Oxford Square Capital: Transferable Rights Offering Underway
NEWS
As previously announced, Oxford Square Capital (OXSQ) is in the process of undertaking a secondary common stock offering aimed at increasing its equity capital. This is being done by way of issuing “transferable subscription rights” which allow the holder to acquire the new shares at a favorable price. Those rights will trade in the public markets until June 14, 2023, under the ticker OXSQR. Here is an extract from the BDC’s Prospectus which explains what’s going on:
We are issuing transferable subscription rights to our stockholders of record as of 5:00 p.m., New York City time, on May 23, 2023, entitling the holders thereof to subscribe for up to an aggregate of 16,633,723 shares of our common stock. Record date stockholders will receive one right for each three outstanding shares of common stock owned on the record date.

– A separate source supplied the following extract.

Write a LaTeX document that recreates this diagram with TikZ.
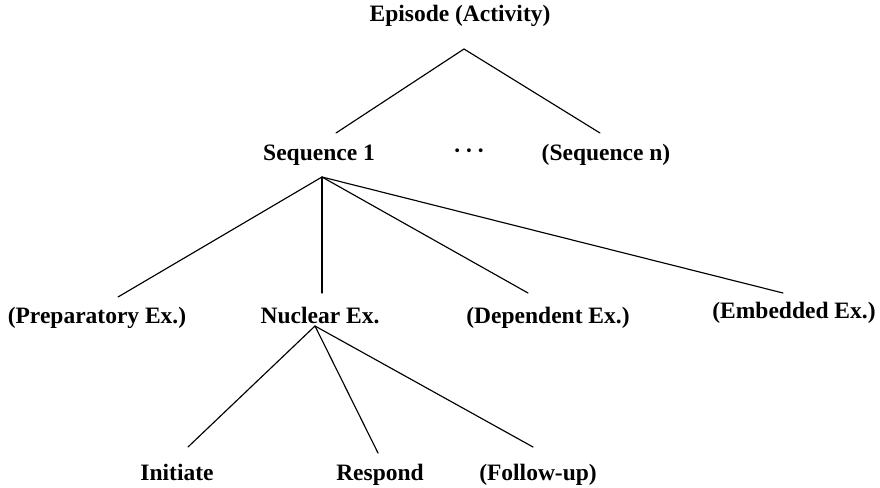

The rights entitle the holders to purchase one new share of common stock for every right held. In addition, record date stockholders who fully exercise their rights will be entitled to subscribe, subject to the limitations described in this prospectus supplement and subject to allotment, for additional shares that remain unsubscribed as a result of any unexercised rights. Rights holders who exercise their rights will have no right to rescind their subscriptions after receipt of their completed subscription certificates together with payment for shares or a notice of guaranteed delivery by the subscription agent.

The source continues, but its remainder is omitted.